Footballs mavericks, who are the focus of this series, are often known for their outrageous antics off the pitch, as they are on it and tend to either be loved or loathed by supporters, with very little middle ground. 

These players are often quite gifted, as clubs would likely have little patience for them if they weren't, but none of them would be considered choir boys.

This week's maverick is former German international Stefan Effenberg.

Der Tiger

A supremely gifted midfielder, whose clubs included Bayern Munich and Borussia Mönchengladbach, amongst others, Stefan Effenberg was never a stranger to controversy during his career.

On the pitch, besides his impressive array of attributes, such as his physical strength and incisive passing, he could always be counted on to strike fear into the opposition, one way or another, and was justifiably given the nickname Der Tiger ('The Tiger').

Where Effenberg often ran into problems though was through running his mouth off, and this surfaced on numerous occasions in his clashes with management at both club and international level. 

Opponents, of the sides he was playing for, also felt his wrath on the pitch with his robust approach, that led to over 115 yellow cards in a career that spanned almost 17 years. Off the pitch he was also not shy with verbal volleys against sides he considered to be inferior.

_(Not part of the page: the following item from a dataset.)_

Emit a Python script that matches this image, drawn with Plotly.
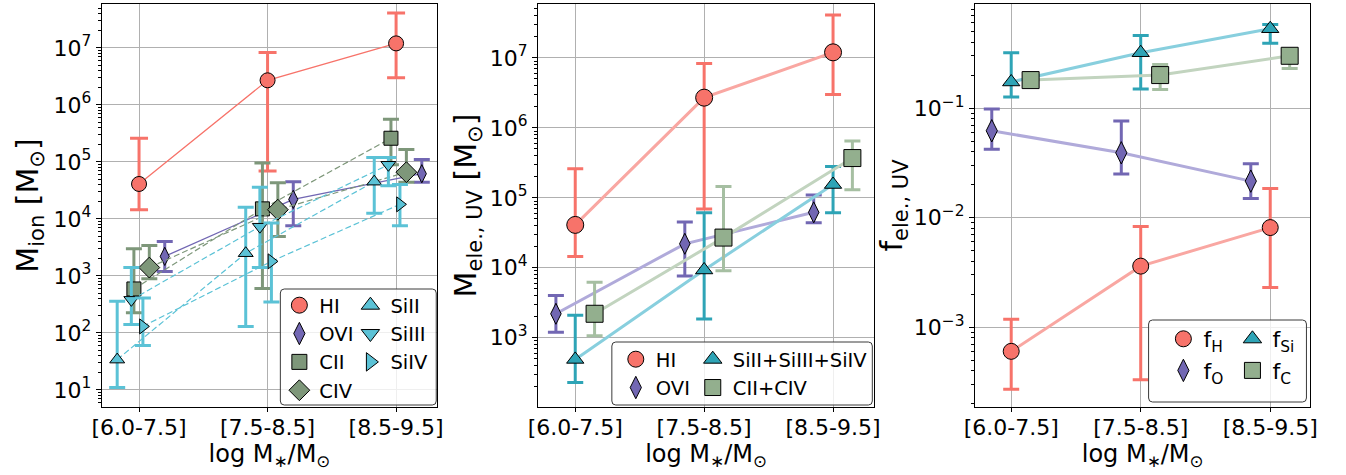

He also had a notoriously fractious relationship with club and country teammate, Lothar Matthäus, who he tore into in his controversial autobiography. He referred to Matthäus as "a big mouth and a quitter" in his book and even included a chapter entitled "What Lothar Matthäus knows about football" which consisted of only a blank page.

For a player of his talent, his mere 35 caps for Germany was a pretty paltry return, however his career with the national side was effectively over thanks to incident at the 1994 World Cup in the United States.

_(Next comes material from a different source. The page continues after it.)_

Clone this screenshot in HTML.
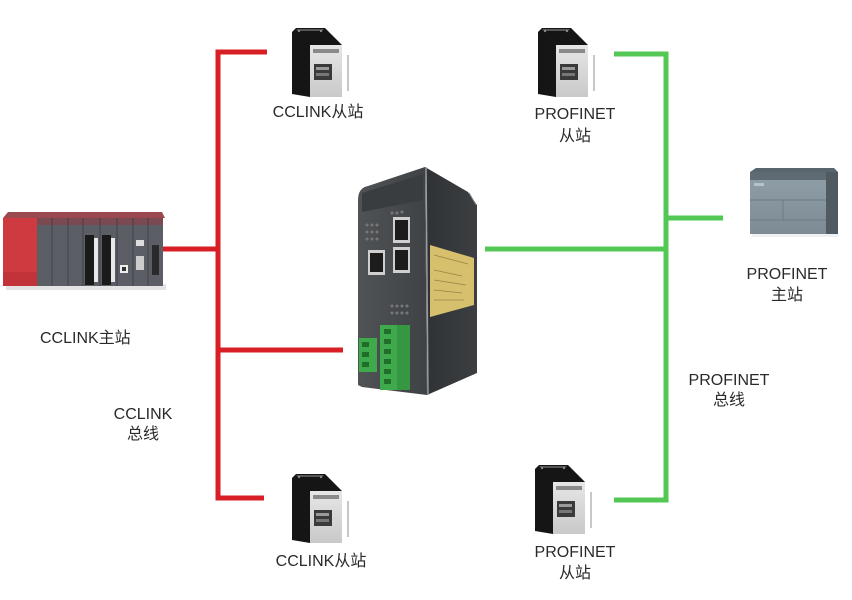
<!DOCTYPE html>
<html>
<head>
<meta charset="utf-8">
<style>
html,body{margin:0;padding:0;background:#fff;}
svg{display:block;}
text{font-family:"Liberation Sans","Noto Sans CJK SC",sans-serif;font-size:16px;fill:#2a2a2a;}
</style>
</head>
<body>
<svg width="852" height="600" viewBox="0 0 852 600" xmlns="http://www.w3.org/2000/svg">
<defs>
  <linearGradient id="panel" x1="0" y1="0" x2="0" y2="1">
    <stop offset="0" stop-color="#e6e6e6"/>
    <stop offset="1" stop-color="#c9c9c9"/>
  </linearGradient>
  <linearGradient id="gwside" x1="0" y1="0" x2="1" y2="0">
    <stop offset="0" stop-color="#2f3234"/>
    <stop offset="1" stop-color="#3c3f42"/>
  </linearGradient>
  <linearGradient id="gwfront" x1="0" y1="0" x2="1" y2="0">
    <stop offset="0" stop-color="#505356"/>
    <stop offset="1" stop-color="#3f4245"/>
  </linearGradient>
  <linearGradient id="siem" x1="0" y1="0" x2="0" y2="1">
    <stop offset="0" stop-color="#909fa8"/>
    <stop offset="1" stop-color="#7c8b94"/>
  </linearGradient>
  <g id="servo">
    <polygon points="0,4 4,0 33,0 50,17 50,69 18,69 0,66" fill="#151515"/>
    <polygon points="4,1 32,1 30,3 6,3" fill="#555"/>
    <circle cx="7" cy="3" r="1.2" fill="#888"/>
    <circle cx="29" cy="3" r="1.2" fill="#888"/>
    <rect x="18" y="17" width="32" height="52" fill="url(#panel)"/>
    <rect x="21" y="21" width="26" height="4" fill="#8a8a8a"/>
    <rect x="22" y="36" width="18" height="16" fill="#3a3a3a"/>
    <rect x="24" y="39" width="13" height="3" fill="#9a9a9a"/>
    <rect x="24" y="45" width="13" height="3" fill="#777"/>
    <rect x="55" y="27" width="2" height="36" fill="#c8c8c8"/>
  </g>
</defs>

<!-- RED CCLINK bus -->
<g stroke="#d91f26" stroke-width="5" fill="none" stroke-linecap="butt">
  <polyline points="267,52 218,52 218,498 264,498"/>
  <line x1="163" y1="249" x2="218" y2="249"/>
  <line x1="218" y1="350" x2="343" y2="350"/>
</g>

<!-- GREEN PROFINET bus -->
<g stroke="#52c754" stroke-width="5" fill="none">
  <polyline points="614,54 666,54 666,500 614,500"/>
  <line x1="666" y1="218" x2="723" y2="218"/>
  <line x1="485" y1="249" x2="666" y2="249"/>
</g>

<!-- Left PLC (CCLINK master) -->
<g>
  <rect x="6" y="284" width="160" height="6" fill="#e4e4e4"/>
  <polygon points="3,218 8,212 162,212 165,218" fill="#9a4a4e"/>
  <rect x="3" y="218" width="34" height="68" fill="#cf3a40"/>
  <rect x="37" y="218" width="126" height="68" fill="#5b5e64"/>
  <rect x="37" y="218" width="126" height="7" fill="#7a4a50"/>
  <g stroke="#3f4247" stroke-width="1">
    <line x1="52" y1="218" x2="52" y2="286"/>
    <line x1="68" y1="218" x2="68" y2="286"/>
    <line x1="83" y1="218" x2="83" y2="286"/>
    <line x1="100" y1="218" x2="100" y2="286"/>
    <line x1="117" y1="218" x2="117" y2="286"/>
    <line x1="133" y1="218" x2="133" y2="286"/>
    <line x1="148" y1="218" x2="148" y2="286"/>
  </g>
  <rect x="85" y="235" width="9" height="50" fill="#1a1a1a"/>
  <rect x="94" y="238" width="4" height="44" fill="#e8e8e8"/>
  <rect x="102" y="235" width="9" height="50" fill="#1a1a1a"/>
  <rect x="111" y="238" width="4" height="44" fill="#e8e8e8"/>
  <rect x="120" y="265" width="8" height="8" fill="#eee"/>
  <rect x="122" y="267" width="4" height="4" fill="#333"/>
  <rect x="136" y="240" width="8" height="6" fill="#ddd"/>
  <rect x="136" y="256" width="8" height="14" fill="#ccc"/>
  <rect x="152" y="245" width="7" height="30" fill="#2a2a2a"/>
  <rect x="3" y="272" width="34" height="14" fill="#c23339"/>
</g>

<!-- Gateway -->
<g>
  <polygon points="425,167 468,192 477,205 477,373 427,395" fill="url(#gwside)"/>
  <path d="M358,200 Q358,188 368,186 L425,167 L427,395 L362,387 L358,385 Z" fill="url(#gwfront)"/>
  <path d="M362,193 L423,174 L423,200 L362,212 Z" fill="#3a3d40"/>
  <line x1="426" y1="167" x2="428" y2="395" stroke="#9a9da0" stroke-width="1.5"/>
  <line x1="469" y1="193" x2="476" y2="205" stroke="#777" stroke-width="1"/>
  <!-- LEDs -->
  <g fill="#777">
    <circle cx="392" cy="213" r="1.5"/><circle cx="397" cy="213" r="1.5"/><circle cx="402" cy="212" r="1.5"/>
    <circle cx="367" cy="225" r="1.5"/><circle cx="372" cy="225" r="1.5"/><circle cx="377" cy="225" r="1.5"/>
    <circle cx="367" cy="232" r="1.5"/><circle cx="372" cy="232" r="1.5"/><circle cx="377" cy="232" r="1.5"/>
    <circle cx="367" cy="239" r="1.5"/><circle cx="372" cy="239" r="1.5"/><circle cx="377" cy="239" r="1.5"/>
    <circle cx="392" cy="306" r="1.5"/><circle cx="397" cy="306" r="1.5"/><circle cx="402" cy="306" r="1.5"/><circle cx="407" cy="306" r="1.5"/>
    <circle cx="392" cy="313" r="1.5"/><circle cx="397" cy="313" r="1.5"/><circle cx="402" cy="313" r="1.5"/><circle cx="407" cy="313" r="1.5"/>
  </g>
  <!-- RJ45 ports -->
  <rect x="393" y="217" width="17" height="26" fill="#cfcfcf"/>
  <rect x="395" y="220" width="13" height="20" fill="#1c1c1c"/>
  <rect x="393" y="247" width="17" height="26" fill="#cfcfcf"/>
  <rect x="395" y="250" width="13" height="20" fill="#1c1c1c"/>
  <rect x="368" y="250" width="17" height="25" fill="#cfcfcf"/>
  <rect x="370" y="253" width="13" height="19" fill="#1c1c1c"/>
  <!-- Terminals -->
  <rect x="359" y="338" width="18" height="34" fill="#3faa4b"/>
  <rect x="380" y="325" width="30" height="65" fill="#3faa4b"/>
  <g fill="#1f6f2a">
    <rect x="362" y="342" width="7" height="5"/><rect x="362" y="352" width="7" height="5"/><rect x="362" y="362" width="7" height="5"/>
    <rect x="384" y="329" width="7" height="5"/><rect x="384" y="339" width="7" height="5"/><rect x="384" y="349" width="7" height="5"/>
    <rect x="384" y="359" width="7" height="5"/><rect x="384" y="369" width="7" height="5"/><rect x="384" y="379" width="7" height="5"/>
  </g>
  <rect x="397" y="325" width="13" height="65" fill="#2f8a3b" opacity="0.6"/>
  <!-- Yellow label -->
  <polygon points="430,245 474,258 474,305 430,317" fill="#d6c06e"/>
  <g stroke="#9a8240" stroke-width="0.8">
    <line x1="434" y1="255" x2="468" y2="264"/>
    <line x1="434" y1="270" x2="462" y2="276"/>
    <line x1="434" y1="280" x2="466" y2="285"/>
    <line x1="434" y1="290" x2="462" y2="293"/>
    <line x1="434" y1="300" x2="464" y2="300"/>
  </g>
</g>

<!-- Siemens PLC -->
<g>
  <rect x="752" y="233" width="86" height="4" fill="#eef0f1"/>
  <rect x="750" y="172" width="88" height="62" fill="url(#siem)"/>
  <polygon points="750,172 756,168 834,168 838,172" fill="#5a666e"/>
  <rect x="750" y="172" width="88" height="8" fill="#5e6b73"/>
  <rect x="826" y="172" width="12" height="62" fill="#4f5a61"/>
  <line x1="750" y1="200" x2="826" y2="200" stroke="#6d7b84" stroke-width="1"/>
  <line x1="750" y1="220" x2="826" y2="220" stroke="#6d7b84" stroke-width="1"/>
  <line x1="783" y1="200" x2="783" y2="220" stroke="#6d7b84" stroke-width="1"/>
  <rect x="754" y="183" width="10" height="3" fill="#b5c3cc"/>
</g>

<!-- Servo drives -->
<use href="#servo" x="292" y="28"/>
<use href="#servo" x="538" y="28"/>
<use href="#servo" x="292" y="474"/>
<use href="#servo" x="535" y="465"/>

<!-- Labels -->
<text x="318" y="117" text-anchor="middle">CCLINK从站</text>
<text x="575" y="119" text-anchor="middle">PROFINET</text>
<text x="575" y="141" text-anchor="middle">从站</text>
<text x="40" y="343">CCLINK主站</text>
<text x="143" y="419" text-anchor="middle">CCLINK</text>
<text x="143" y="439" text-anchor="middle">总线</text>
<text x="787" y="279" text-anchor="middle">PROFINET</text>
<text x="787" y="300" text-anchor="middle">主站</text>
<text x="729" y="385" text-anchor="middle">PROFINET</text>
<text x="729" y="405" text-anchor="middle">总线</text>
<text x="321" y="566" text-anchor="middle">CCLINK从站</text>
<text x="575" y="557" text-anchor="middle">PROFINET</text>
<text x="575" y="578" text-anchor="middle">从站</text>
</svg>
</body>
</html>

While having a poor match against South Korea in Dallas, Effenberg came in for some heavy criticism from the German supporters and as he trudged off the pitch after being substituted he gave them the finger.

Outraged German coach Berti Vogts subsequently dropped Effenberg from the national side and said that he was done at international level.

Effenberg did return for a handful of friendlies under new boss, Erich Ribbeck, in 1998 but he would never take part in another major tournament.

His personal life has also not been without controversy, particularly when he found himself splashed all over the tabloids after leaving his wife Martina to pursue an affair with Claudia Strunz, the wife of former teammate Thomas Strunz. The two would later marry each other in 2004.

In another unsavory incident, Effenberg was in trouble in 2001 after being charged of assaulting a woman in a Munich night club. He ended up paying a 167,000 mark (£53,000) out-of-court settlement to resolve the matter.

He also found himself in hot water over his comments in an interview with Playboy in 2002, when he said that "unemployed people are lazy" and "don't have any desire to get up early each morning and go to work".

Effenberg went on to say that he would "cut unemployment benefits to a minimum". His comments were condemned by several figures in the German government and he was basically told to shut his mouth and stick to what he knows.

Despite his troubles on and off the pitch and his tendency to say whatever popped into his head, Effenberg was a terrifically gifted player, who certainly falls into the category of a football maverick.